Mimo że jest bardzo zajętą osobą zgodziła się przyjechać do Pabianic na spotkanie z zakochanymi w jej twórczości małymi (i nie tylko!) wielbicielami.
Pani Ewa, to znana z programów dla dzieci Ciotka Klotka, szalenie słoneczna i kolorowa postać w kapeluszu, w boa z piór, różnobarwnych ubraniach i... butach. Tak właśnie wyglądała goszcząc u nas w bibliotece (co można zobaczyć na złączonych zdjęciach), nic zatem dziwnego, że natychmiast skradła serca i sympatię obecnych na tym bibliotecznym spotkaniu z nią, dzieci. Zresztą ta przemiła osoba absolutnie nie zachowywała się jak każdy przeciętny, BARDZO poważny dorosły osobnik z gatunku homo sapiens, ale bawiła się z dzieciakami, tańczyła i śpiewała razem z nimi swoje największe i najbardziej znane, z repertuaru „Fasolek” i z wymienionych wcześniej programów dla dzieci, przeboje.

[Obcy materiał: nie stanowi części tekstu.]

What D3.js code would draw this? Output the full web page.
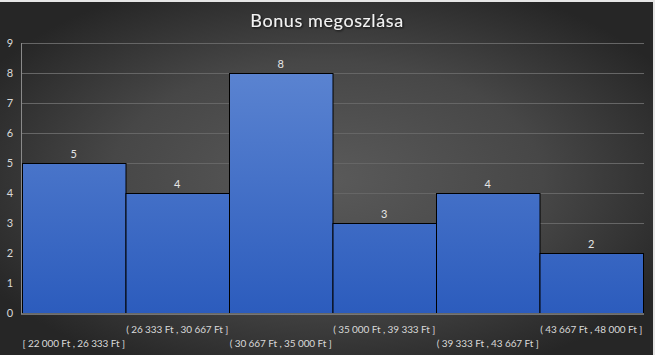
<!DOCTYPE html>
<html><head><meta charset="utf-8">
<script src="https://cdn.jsdelivr.net/npm/d3@7"></script>
<style>
html,body{margin:0;padding:0;background:#e6e6e6;overflow:hidden;}
svg{display:block;}
</style></head>
<body>
<script>
const title = "Bonus megoszlása";
const binLabels = [
  "[ 22 000 Ft ,  26 333 Ft ]",
  "( 26 333 Ft ,  30 667 Ft ]",
  "( 30 667 Ft ,  35 000 Ft ]",
  "( 35 000 Ft ,  39 333 Ft ]",
  "( 39 333 Ft ,  43 667 Ft ]",
  "( 43 667 Ft ,  48 000 Ft ]"
];
const counts = [5, 4, 8, 3, 4, 2];
const yTicks = [0,1,2,3,4,5,6,7,8,9];

const W = 655, H = 355;
const chartW = 653;
const m = {left: 22, right: chartW - 643, top: 43, bottom: H - 313};

const svg = d3.select("body").append("svg").attr("width", W).attr("height", H);
const defs = svg.append("defs");
const bg = defs.append("radialGradient").attr("id","bg")
  .attr("cx","50%").attr("cy","50%").attr("r","60%");
bg.append("stop").attr("offset","0%").attr("stop-color","#5a5a5a");
bg.append("stop").attr("offset","55%").attr("stop-color","#474747");
bg.append("stop").attr("offset","100%").attr("stop-color","#262626");

const bar = defs.append("linearGradient").attr("id","bar")
  .attr("gradientUnits","userSpaceOnUse").attr("x1",0).attr("x2",0).attr("y1",43).attr("y2",313);
bar.append("stop").attr("offset","0%").attr("stop-color","#6088d3");
bar.append("stop").attr("offset","100%").attr("stop-color","#2c5cbd");

const shadow = defs.append("filter").attr("id","sh").attr("x","-10%").attr("y","-30%").attr("width","120%").attr("height","160%");
shadow.append("feDropShadow").attr("dx",1).attr("dy",1).attr("stdDeviation",1).attr("flood-color","#000").attr("flood-opacity",0.8);

svg.append("rect").attr("x",0).attr("y",2).attr("width",chartW).attr("height",H-2).attr("fill","url(#bg)");

const x = d3.scaleBand().domain(binLabels).range([m.left, chartW - m.right]).padding(0);
const y = d3.scaleLinear().domain([0, 9]).range([H - m.bottom, m.top]);

// gridlines
svg.append("g").selectAll("line").data(yTicks.filter(d=>d>0)).join("line")
  .attr("x1", m.left).attr("x2", chartW - m.right + 1)
  .attr("y1", d=>y(d)+0.5).attr("y2", d=>y(d)+0.5)
  .attr("stroke","#666666").attr("stroke-width",1);

// bars
svg.append("g").selectAll("rect").data(counts).join("rect")
  .attr("x", (d,i)=>x(binLabels[i])+0.5)
  .attr("y", d=>y(d)+0.5)
  .attr("width", x.bandwidth())
  .attr("height", d=>y(0)-y(d))
  .attr("fill","url(#bar)")
  .attr("stroke","#000").attr("stroke-width",1);

// axes lines
svg.append("line").attr("x1",m.left-0.5).attr("x2",m.left-0.5).attr("y1",m.top).attr("y2",y(0)+1)
  .attr("stroke","#8a8a8a").attr("stroke-width",1);
svg.append("line").attr("x1",m.left-1).attr("x2",chartW - m.right + 1).attr("y1",y(0)+1).attr("y2",y(0)+1)
  .attr("stroke","#8a8a8a").attr("stroke-width",1.5);

const font = "Lato, 'Open Sans', sans-serif";
// y tick labels
svg.append("g").selectAll("text").data(yTicks).join("text")
  .attr("x", 10).attr("y", d=>y(d)).attr("dy","0.35em")
  .attr("text-anchor","middle").attr("font-family",font).attr("font-size",11)
  .attr("fill","#d9d9d9").text(d=>d);

// data labels
svg.append("g").selectAll("text").data(counts).join("text")
  .attr("x",(d,i)=>x(binLabels[i]) + x.bandwidth()/2)
  .attr("y", d=>y(d)-5)
  .attr("text-anchor","middle").attr("font-family",font).attr("font-size",11)
  .attr("fill","#e6e6e6").text(d=>d);

// x labels (staggered)
svg.append("g").selectAll("text").data(binLabels).join("text")
  .attr("x", d=>x(d) + x.bandwidth()/2)
  .attr("y", (d,i)=> i%2===0 ? 347 : 333)
  .attr("text-anchor","middle").attr("font-family",font).attr("font-size",10)
  .attr("letter-spacing","-0.1")
  .attr("fill","#d9d9d9").text(d=>d);

// title
svg.append("text").attr("x",327).attr("y",27)
  .attr("text-anchor","middle").attr("font-family",font).attr("font-size",18)
  .attr("letter-spacing","0.6")
  .attr("fill","#f2f2f2").attr("filter","url(#sh)").text(title);
</script>
</body></html>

Wszyscy obecni tego dnia w bibliotece, dzięki naszemu gościowi, cudownie się bawili i wręcz nie chcieli wypuścić p. Ewy z powrotem do domu, do Warszawy.

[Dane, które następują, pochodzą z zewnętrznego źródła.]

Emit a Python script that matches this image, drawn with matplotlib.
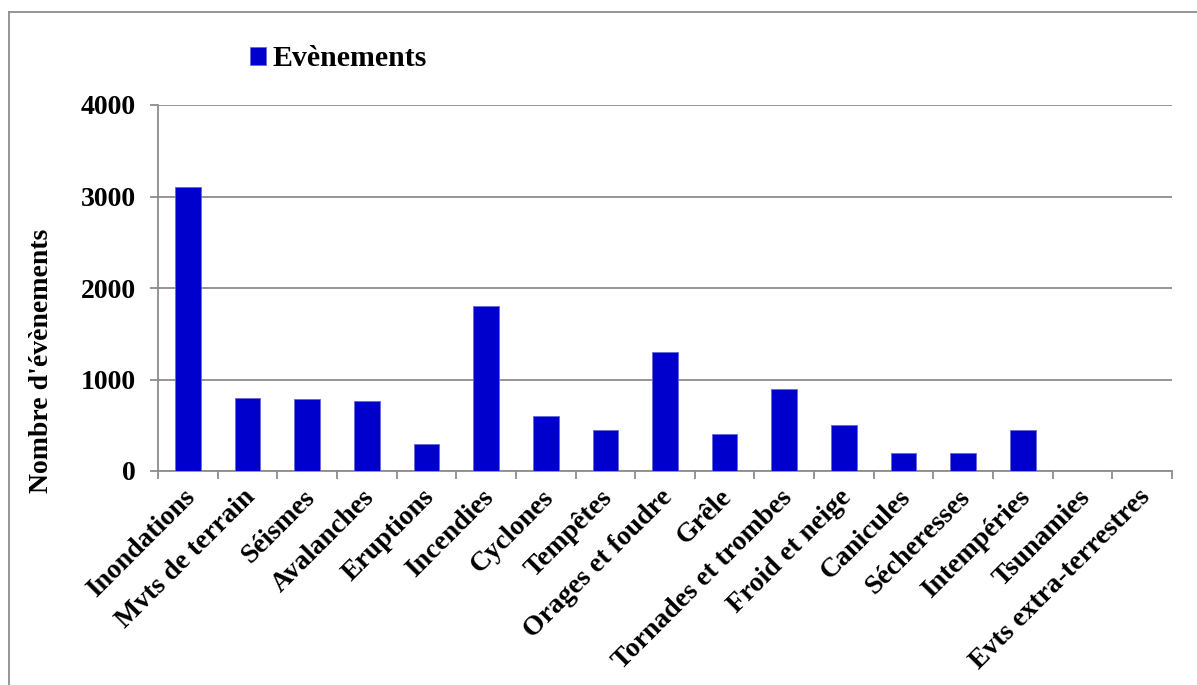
import matplotlib.pyplot as plt
import matplotlib.transforms as mtransforms
from matplotlib.lines import Line2D
import numpy as np

categories = ["Inondations", "Mvts de terrain", "Séismes", "Avalanches", "Eruptions",
              "Incendies", "Cyclones", "Tempêtes", "Orages et foudre", "Grêle",
              "Tornades et trombes", "Froid et neige", "Canicules", "Sécheresses",
              "Intempéries", "Tsunamies", "Evts extra-terrestres"]
evenements = [3100, 800, 790, 760, 300, 1800, 600, 450, 1300, 400,
              900, 500, 200, 200, 450, 0, 0]
y_ticks = [0, 1000, 2000, 3000, 4000]

plt.rcParams['font.family'] = ['Liberation Serif', 'DejaVu Serif']
plt.rcParams['font.weight'] = 'bold'

W, H = 1197, 685
fig = plt.figure(figsize=(W / 100, H / 100), dpi=100)
ax = fig.add_axes([158 / W, 1 - 471 / H, (1172 - 158) / W, (471 - 105) / H])

x = np.arange(len(categories))
bars = ax.bar(x, evenements, width=0.43, color='#0000CC', edgecolor='#6666DD',
              linewidth=0.6, zorder=3, label='Evènements')

gray = '#8C8C8C'
ax.set_xlim(-0.5, len(categories) - 0.5)
ax.set_ylim(0, 4000)
ax.set_yticks(y_ticks)
ax.set_yticklabels([str(v) for v in y_ticks], fontsize=20, fontweight='bold')
ax.yaxis.grid(True, color=gray, linewidth=1.3, zorder=0)
ax.set_axisbelow(True)

ax.set_xticks(x)
ax.set_xticklabels(categories, rotation=45, ha='right', rotation_mode='anchor',
                   fontsize=20, fontweight='bold')
ax.set_xticks(np.arange(len(categories) + 1) - 0.5, minor=True)
ax.tick_params(axis='x', which='major', length=0, pad=10)
ax.tick_params(axis='x', which='minor', length=6, color=gray, width=1.3)
ax.tick_params(axis='y', length=6, color=gray, width=1.3, pad=10)

# nudge the slanted labels a little to the left
shift = mtransforms.ScaledTranslation(-5 / 100, 0, fig.dpi_scale_trans)
for lbl in ax.get_xticklabels():
    lbl.set_transform(lbl.get_transform() + shift)

for s in ['top', 'right']:
    ax.spines[s].set_visible(False)
for s in ['left', 'bottom']:
    ax.spines[s].set_color(gray)
    ax.spines[s].set_linewidth(1.3)

ax.set_ylabel("Nombre d'évènements", fontsize=20, fontweight='bold')
ax.yaxis.set_label_coords((54 - 158) / 1014, (471 - 361) / 366)

fig.legend(handles=[bars], loc='center left', bbox_to_anchor=(250 / W, 1 - 59 / H),
           frameon=False, prop={'weight': 'bold', 'size': 21.5},
           borderaxespad=0, borderpad=0,
           handlelength=0.55, handleheight=0.55, handletextpad=0.2)

# outer chart border (top and left only visible)
fig.add_artist(Line2D([9 / W, 9 / W], [0, 1 - 12 / H], transform=fig.transFigure,
                      color=gray, linewidth=1.3))
fig.add_artist(Line2D([9 / W, 1], [1 - 12 / H, 1 - 12 / H], transform=fig.transFigure,
                      color=gray, linewidth=1.3))

fig.savefig('out.png', dpi=100)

Wydaje mi się, że i nasz uroczy gość czuł się u nas dobrze, a tym co pozwala mi żywić to przekonanie jest m. in. fakt iż spędziła ona u nas niemal 5 godzin, co było naprawdę magicznym czasem, i nie spoglądała przy tym nerwowo na zegarek ani nie poganiała w żaden sposób swoich fanów, którzy po zakończeniu spotkania ustawili się w całkiem pokaźnej kolejce, by na zakupionych, dzięki uprzejmości wydawnictwa „Literatura”, które nam je przysłało, książkach otrzymać od p. Ewy jej podpis. A o tym jak bardzo lubi ona i... szanuje swoich czytelników świadczyć może fakt, że każdej osobie (no właśnie, osobie, bo dzieci traktuje równie poważnie, jak osoby dorosłe) wpisała bardzo osobistą i indywidualnie dobraną dedykację.

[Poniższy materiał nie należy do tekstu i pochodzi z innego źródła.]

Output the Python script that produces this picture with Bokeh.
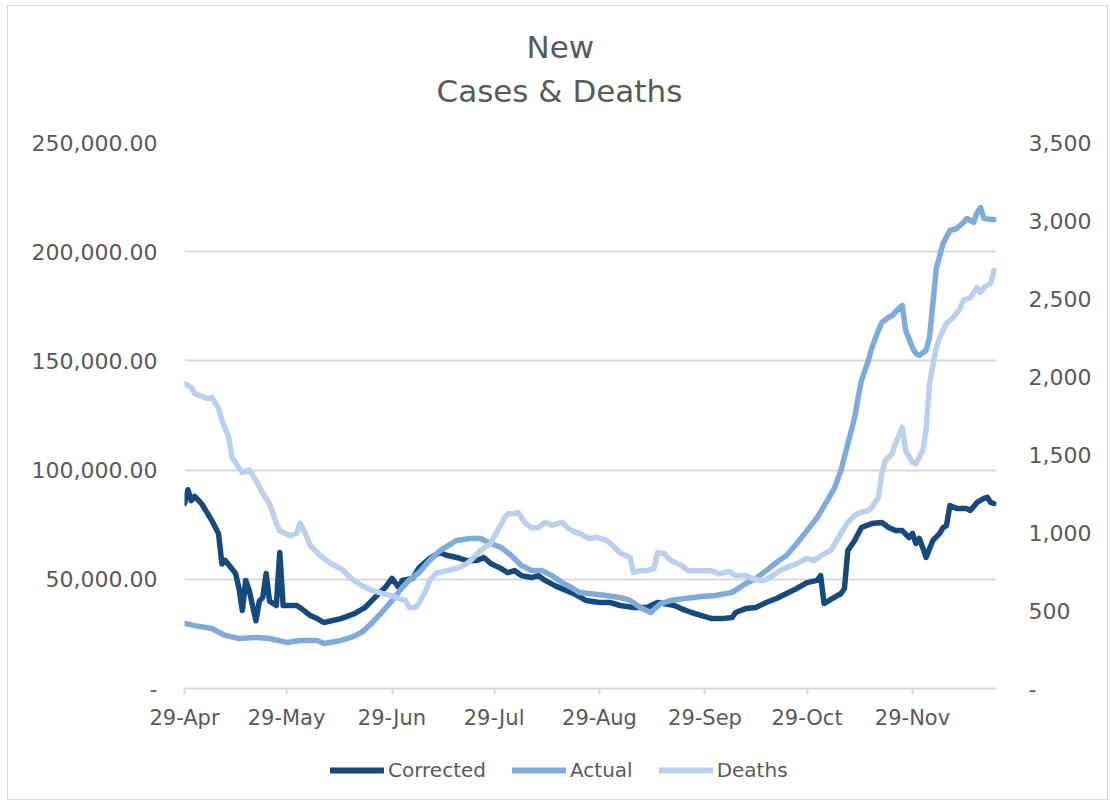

Podsumowując nasze spotkanie – na takiego kochanego, uroczego, przesympatycznego gościa warto czekać, bo nie zawodzi nadziei, z jakimi się na niego czeka.
Na pożegnanie p. Ewa stwierdziła, że chętnie kiedyś jeszcze odwiedzi Pabianice i naszą bibliotekę, wobec czego ośmielamy się tę przemiłą osobę trzymać za słowo.